After training adapters for specific tasks, you can fuse these adapters to the base model. This step integrates the specialized capabilities of the adapters directly into the model, which in turn creates a single model that can be used for inference. This model will be used as the starting point for conversion into GGUF format. This allows us to interact with it locally!

### Breakdown

- `python3`: This invokes the Python interpreter to run the script.

- `./mlx-examples/lora/fuse.py`: This is the path to the Python script that handles the fusion of adapters to the base model.

- `--model ./path/to/model`: Specifies the path to the base model file. This should be the path where the pre-trained or previously fine-tuned model is stored.

- `--save-path ./new-fused-model-name`: This option sets the path and name for the output model file after the fusion process. This file will contain the base model with the adapters integrated.

- `--de-quantize`: This flag indicates that if the model is quantized, it should be de-quantized before fusion. This is often necessary to ensure compatibility between the model and the adapters.

- `--adapter-file ./adapters.npz.safetensors`: Specifies the path to the adapter file.

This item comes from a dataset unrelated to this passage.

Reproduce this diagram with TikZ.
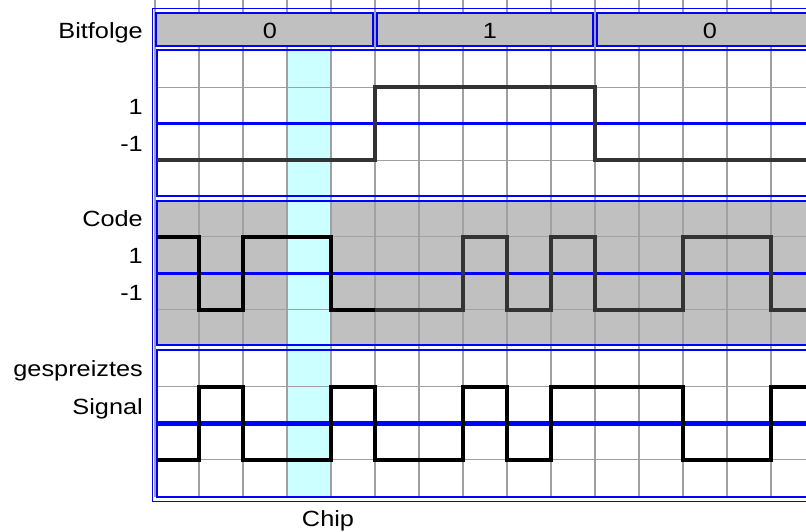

This file contains the trained adapter parameters that will be fused with the base model.

### Customization Options

- **Model Path (`--model`)**: You can specify different models to which you want to apply the adapters, allowing for flexibility in experimenting with various base models.

- **Output Path (`--save-path`)**: Adjust this path based on where you want to store the fused model. This is useful for organizing different versions or types of fused models.

- **De-quantization (`--de-quantize`)**: This option can be toggled based on whether the input model is quantized. If your workflow involves models that are not quantized, this flag can be omitted.

- **Adapter File (`--adapter-file`)**: This path can be changed to point to different adapter files, allowing you to fuse various adapters with the base model depending on the specific enhancements or customizations you've developed.

In [None]:
!python3 ./mlx-examples/lora/fuse.py --model ./path/to/model \
    --save-path ./new-fused-model-name \
    --de-quantize \
    --adapter-file ./adapters.npz.safetensors